Technology Swiped the Fun From Dating

texting at dinner

Right now, my right hip, lower back and left shoulder hurt. My crow’s feet have grown arms and legs. I am the oldest person in the Snowbird Café. I have fewer years ahead of me than behind. I forgot your name.

Mid-life rules!

Recent conversations with Millennials and 30-somethings have made me feel even better about my age and lucky to have spent my Millennial dating years pre-internet, well before the current awfulness of online “hooking-up”.

While technology has made dating easier, it’s actually made it harder.

I work and play tennis with loads of adorable, amazing younger women, most of them single. I ask why. Not that there is anything wrong with being single. I am just curious.

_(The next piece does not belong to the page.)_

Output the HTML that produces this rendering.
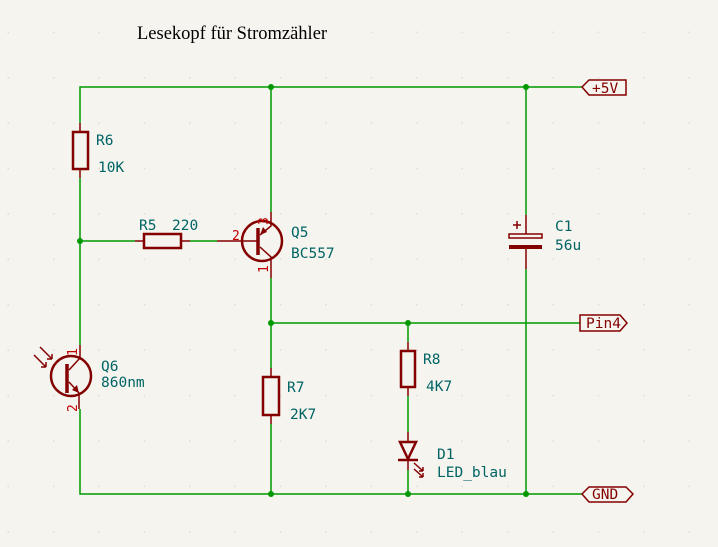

To a smart, successful Google girl with a wicked slice I ask, “I would think you could walk into a bar, raise your hand, and walk out with any guy in there” to which she replies, “ha, hardly, everyone in bars these days is either coupled up or glued to their phone, scrolling through dating apps. It sucks.”

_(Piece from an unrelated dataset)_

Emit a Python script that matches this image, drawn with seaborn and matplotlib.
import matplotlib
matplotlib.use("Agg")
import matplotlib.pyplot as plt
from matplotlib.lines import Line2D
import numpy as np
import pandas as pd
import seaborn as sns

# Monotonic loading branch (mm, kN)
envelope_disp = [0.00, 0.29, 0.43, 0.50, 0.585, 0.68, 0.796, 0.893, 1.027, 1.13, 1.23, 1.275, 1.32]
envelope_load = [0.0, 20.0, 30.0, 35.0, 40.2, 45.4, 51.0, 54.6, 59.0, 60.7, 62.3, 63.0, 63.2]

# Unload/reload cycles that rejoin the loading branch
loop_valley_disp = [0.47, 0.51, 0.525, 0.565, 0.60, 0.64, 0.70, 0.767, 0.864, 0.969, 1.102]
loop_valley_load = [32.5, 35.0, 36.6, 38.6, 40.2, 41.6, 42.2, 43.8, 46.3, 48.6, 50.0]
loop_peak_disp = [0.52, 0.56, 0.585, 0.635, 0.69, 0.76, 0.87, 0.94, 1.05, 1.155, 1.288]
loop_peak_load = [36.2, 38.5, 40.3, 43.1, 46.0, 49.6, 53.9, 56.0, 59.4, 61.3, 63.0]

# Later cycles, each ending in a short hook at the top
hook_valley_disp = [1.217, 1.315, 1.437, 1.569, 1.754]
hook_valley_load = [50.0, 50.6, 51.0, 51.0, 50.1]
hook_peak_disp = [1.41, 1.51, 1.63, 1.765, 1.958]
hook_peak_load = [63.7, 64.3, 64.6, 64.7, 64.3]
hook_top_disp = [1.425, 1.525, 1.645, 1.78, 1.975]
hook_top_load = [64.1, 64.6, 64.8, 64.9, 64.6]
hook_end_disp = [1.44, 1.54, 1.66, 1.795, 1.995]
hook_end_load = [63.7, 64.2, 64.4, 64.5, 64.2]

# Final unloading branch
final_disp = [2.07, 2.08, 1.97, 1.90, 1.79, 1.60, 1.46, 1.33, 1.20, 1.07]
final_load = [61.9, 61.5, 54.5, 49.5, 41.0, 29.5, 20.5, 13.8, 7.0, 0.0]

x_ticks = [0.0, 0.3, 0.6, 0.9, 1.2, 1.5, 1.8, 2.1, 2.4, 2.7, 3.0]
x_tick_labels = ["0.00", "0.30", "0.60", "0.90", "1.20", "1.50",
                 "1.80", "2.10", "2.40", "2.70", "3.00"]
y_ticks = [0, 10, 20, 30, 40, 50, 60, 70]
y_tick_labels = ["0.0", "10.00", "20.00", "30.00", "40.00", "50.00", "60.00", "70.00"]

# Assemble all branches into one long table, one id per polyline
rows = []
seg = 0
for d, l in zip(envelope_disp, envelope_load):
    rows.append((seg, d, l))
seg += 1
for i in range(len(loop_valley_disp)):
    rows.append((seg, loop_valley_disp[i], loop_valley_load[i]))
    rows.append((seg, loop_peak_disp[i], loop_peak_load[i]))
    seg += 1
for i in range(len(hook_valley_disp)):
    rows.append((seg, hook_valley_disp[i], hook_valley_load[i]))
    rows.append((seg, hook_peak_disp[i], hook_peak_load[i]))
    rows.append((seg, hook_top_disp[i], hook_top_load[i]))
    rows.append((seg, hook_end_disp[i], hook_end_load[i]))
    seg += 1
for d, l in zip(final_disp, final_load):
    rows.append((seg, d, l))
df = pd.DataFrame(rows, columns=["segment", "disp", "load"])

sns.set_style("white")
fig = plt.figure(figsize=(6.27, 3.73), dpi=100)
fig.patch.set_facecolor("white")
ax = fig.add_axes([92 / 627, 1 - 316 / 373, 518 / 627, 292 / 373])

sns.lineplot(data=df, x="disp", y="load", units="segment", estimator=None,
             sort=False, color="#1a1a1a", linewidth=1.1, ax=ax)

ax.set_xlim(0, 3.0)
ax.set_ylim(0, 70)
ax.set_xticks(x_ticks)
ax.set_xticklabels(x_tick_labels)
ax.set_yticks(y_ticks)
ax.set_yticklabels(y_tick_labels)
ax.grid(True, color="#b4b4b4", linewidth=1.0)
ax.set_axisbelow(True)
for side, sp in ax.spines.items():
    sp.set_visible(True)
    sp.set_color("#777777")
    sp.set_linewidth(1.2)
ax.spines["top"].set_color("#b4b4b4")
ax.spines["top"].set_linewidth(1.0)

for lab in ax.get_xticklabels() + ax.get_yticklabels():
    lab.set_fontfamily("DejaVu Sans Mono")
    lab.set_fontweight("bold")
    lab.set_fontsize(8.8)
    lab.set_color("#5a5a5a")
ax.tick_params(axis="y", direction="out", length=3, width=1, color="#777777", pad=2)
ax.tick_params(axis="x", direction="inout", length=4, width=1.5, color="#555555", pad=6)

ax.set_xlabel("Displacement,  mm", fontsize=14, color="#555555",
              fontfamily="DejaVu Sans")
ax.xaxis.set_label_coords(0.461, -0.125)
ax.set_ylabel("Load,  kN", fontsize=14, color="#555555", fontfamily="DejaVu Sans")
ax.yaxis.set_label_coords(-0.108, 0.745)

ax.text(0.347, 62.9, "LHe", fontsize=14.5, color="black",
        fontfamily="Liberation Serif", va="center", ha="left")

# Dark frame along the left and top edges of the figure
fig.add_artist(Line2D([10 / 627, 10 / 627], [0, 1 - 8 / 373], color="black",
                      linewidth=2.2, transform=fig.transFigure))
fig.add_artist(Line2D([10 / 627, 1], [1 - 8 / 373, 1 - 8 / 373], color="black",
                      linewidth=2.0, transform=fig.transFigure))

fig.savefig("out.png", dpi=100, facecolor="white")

I hear versions of this story all the time. Another young woman who works in advertising groaned: “I miss the days before everyone was on Tinder, where you could meet a guy and have a drunken make-out session in a dark corner of the Kozy Kar. Never happens anymore.”

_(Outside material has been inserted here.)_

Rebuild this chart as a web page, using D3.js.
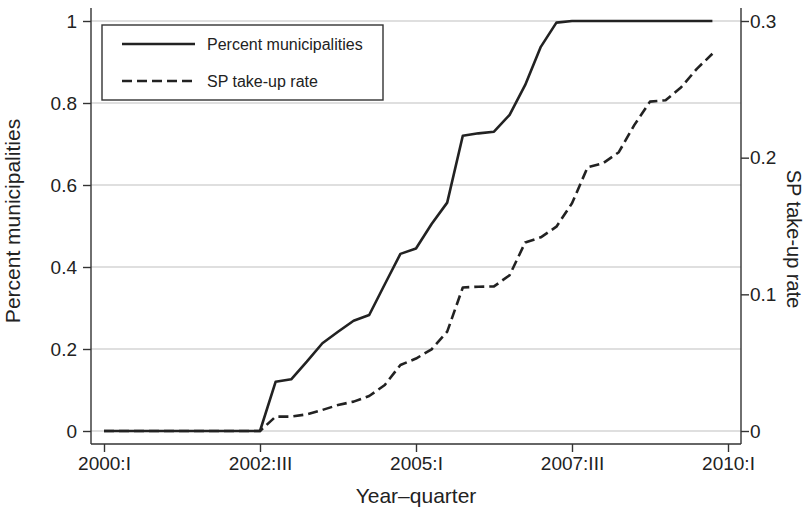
<!DOCTYPE html>
<html>
<head>
<meta charset="utf-8">
<script src="https://cdn.jsdelivr.net/npm/d3@7"></script>
<style>
  html, body { margin: 0; padding: 0; background: #fff; }
  svg text { font-family: "Liberation Sans", Arial, Helvetica, sans-serif; fill: #222; }
</style>
</head>
<body>
<svg id="chart" width="808" height="510"></svg>
<script>
// ---- data (quarters 2000:I .. 2009:IV, index 0..39) ----
const quarterIndex = d3.range(0, 40);
const percentMunicipalities = [
  0, 0, 0, 0, 0, 0, 0, 0, 0, 0, 0,
  0.12, 0.126, 0.169, 0.214, 0.242, 0.269, 0.283, 0.358, 0.432, 0.445,
  0.505, 0.557, 0.72, 0.726, 0.73, 0.771, 0.844, 0.937, 0.996,
  1, 1, 1, 1, 1, 1, 1, 1, 1, 1
];
const spTakeUpRate = [
  0, 0, 0, 0, 0, 0, 0, 0, 0, 0, 0,
  0.0105, 0.0105, 0.0122, 0.0154, 0.019, 0.0215, 0.0256, 0.0337, 0.0483, 0.053,
  0.0598, 0.0727, 0.105, 0.1056, 0.1058, 0.114, 0.138, 0.1417, 0.1495,
  0.1666, 0.193, 0.196, 0.204, 0.224, 0.241, 0.242, 0.2515, 0.265, 0.276
];
const xTickIndex = [0, 10, 20, 30, 40];
const xTickLabels = ["2000:I", "2002:III", "2005:I", "2007:III", "2010:I"];
const leftTicks = [0, 0.2, 0.4, 0.6, 0.8, 1];
const leftTickLabels = ["0", "0.2", "0.4", "0.6", "0.8", "1"];
const rightTicks = [0, 0.1, 0.2, 0.3];
const rightTickLabels = ["0", "0.1", "0.2", "0.3"];
const seriesNames = ["Percent municipalities", "SP take-up rate"];

// ---- layout ----
const svg = d3.select("#chart");
const plot = { left: 91, right: 741, top: 8, bottom: 444 };
const ink = "#222";
const axisColor = "#333";

const x = d3.scaleLinear().domain([0, 40]).range([104, 728]);
const yL = d3.scaleLinear().domain([0, 1]).range([431, 21]);
const yR = d3.scaleLinear().domain([0, 0.3]).range([431, 21]);

// grid lines
svg.append("g").selectAll("line").data(leftTicks).join("line")
  .attr("x1", plot.left).attr("x2", plot.right)
  .attr("y1", d => yL(d)).attr("y2", d => yL(d))
  .attr("stroke", "#d4d4d4").attr("stroke-width", 1.4);

// axis lines
svg.append("line").attr("x1", plot.left).attr("x2", plot.left)
  .attr("y1", plot.top).attr("y2", plot.bottom).attr("stroke", axisColor).attr("stroke-width", 1.4);
svg.append("line").attr("x1", plot.right).attr("x2", plot.right)
  .attr("y1", plot.top).attr("y2", plot.bottom).attr("stroke", axisColor).attr("stroke-width", 1.4);
svg.append("line").attr("x1", plot.left).attr("x2", plot.right)
  .attr("y1", plot.bottom).attr("y2", plot.bottom).attr("stroke", axisColor).attr("stroke-width", 1.4);

// left axis
const leftAxis = d3.axisLeft(yL).tickValues(leftTicks)
  .tickFormat((d, i) => leftTickLabels[i]).tickSize(8).tickPadding(6);
const gL = svg.append("g").attr("transform", `translate(${plot.left},0)`).call(leftAxis);
gL.select(".domain").remove();

// right axis
const rightAxis = d3.axisRight(yR).tickValues(rightTicks)
  .tickFormat((d, i) => rightTickLabels[i]).tickSize(8).tickPadding(1);
const gR = svg.append("g").attr("transform", `translate(${plot.right},0)`).call(rightAxis);
gR.select(".domain").remove();

// bottom axis
const bottomAxis = d3.axisBottom(x).tickValues(xTickIndex)
  .tickFormat((d, i) => xTickLabels[i]).tickSize(8).tickPadding(5);
const gB = svg.append("g").attr("transform", `translate(0,${plot.bottom})`).call(bottomAxis);
gB.select(".domain").remove();

[gL, gR, gB].forEach(g => {
  g.selectAll(".tick line").attr("stroke", axisColor).attr("stroke-width", 1.4);
  g.selectAll(".tick text").attr("font-size", 19).attr("fill", ink)
    .style("font-family", '"Liberation Sans", Arial, sans-serif');
});

// axis titles
svg.append("text").attr("transform", `translate(20,${221}) rotate(-90)`)
  .attr("text-anchor", "middle").attr("font-size", 21).text("Percent municipalities");
svg.append("text").attr("transform", `translate(787,${239}) rotate(90)`)
  .attr("text-anchor", "middle").attr("font-size", 20).text("SP take-up rate");
svg.append("text").attr("x", (plot.left + plot.right) / 2).attr("y", 503)
  .attr("text-anchor", "middle").attr("font-size", 21).text("Year\u2013quarter");

// lines
const lineL = d3.line().x((d, i) => x(quarterIndex[i])).y(d => yL(d));
const lineR = d3.line().x((d, i) => x(quarterIndex[i])).y(d => yR(d));
svg.append("path").datum(spTakeUpRate).attr("d", lineR)
  .attr("fill", "none").attr("stroke", ink).attr("stroke-width", 2.6)
  .attr("stroke-dasharray", "10,5").attr("stroke-linejoin", "round");
svg.append("path").datum(percentMunicipalities).attr("d", lineL)
  .attr("fill", "none").attr("stroke", ink).attr("stroke-width", 2.6)
  .attr("stroke-linejoin", "round");

// legend
const lg = svg.append("g");
lg.append("rect").attr("x", 102).attr("y", 25).attr("width", 281).attr("height", 75)
  .attr("fill", "#fff").attr("stroke", axisColor).attr("stroke-width", 1.4);
const legendRows = [
  { name: seriesNames[0], dash: null, y: 44 },
  { name: seriesNames[1], dash: "10,5", y: 81 }
];
legendRows.forEach(r => {
  lg.append("line").attr("x1", 122).attr("x2", 195).attr("y1", r.y).attr("y2", r.y)
    .attr("stroke", ink).attr("stroke-width", 2.6)
    .attr("stroke-dasharray", r.dash);
  lg.append("text").attr("x", 207).attr("y", r.y).attr("dy", "0.35em")
    .attr("font-size", 16).text(r.name);
});
</script>
</body>
</html>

She went on to explain that even when she has had decent Tinder or Match dates, instead of the intoxicating flurry of post-date texts, there often is silence, because he’s home swiping to see who else is out there. And there is always someone else out there. There are millions.

I probably know more single women of “a certain age” than I do married, and I get that this issue is not confined to millennials alone. But at least we know what the pre-Tinder days were like, got to experience dating in the real world in all of it’s gory glory. Got to wait by the phone. Got to rejoice at the red blinking answering machine light that signaled a message – hopefully from that guy from the Oasis. Got to dance and talk and make-out and be present without checking Facebook or messenger or our Instagram feed. Got to see live music without arms with phones blocking our view. And got to break-up or get dumped with a bit of dignity, instead of having to relive it all on our social accounts and watch/stalk him as he starts sharing selfies with her hiking on Mt. Tam far too soon after we ended.

I really feel like a dodged a bullet.

Hopefully, single men in our age range also remember the magic of romance out in the wild, versus in a phone.

We talk about Millennials being the entitled generation (and many are). I really think they should be entitled to an old-school romance, warts and all. That’s something we had, and for which I feel grateful.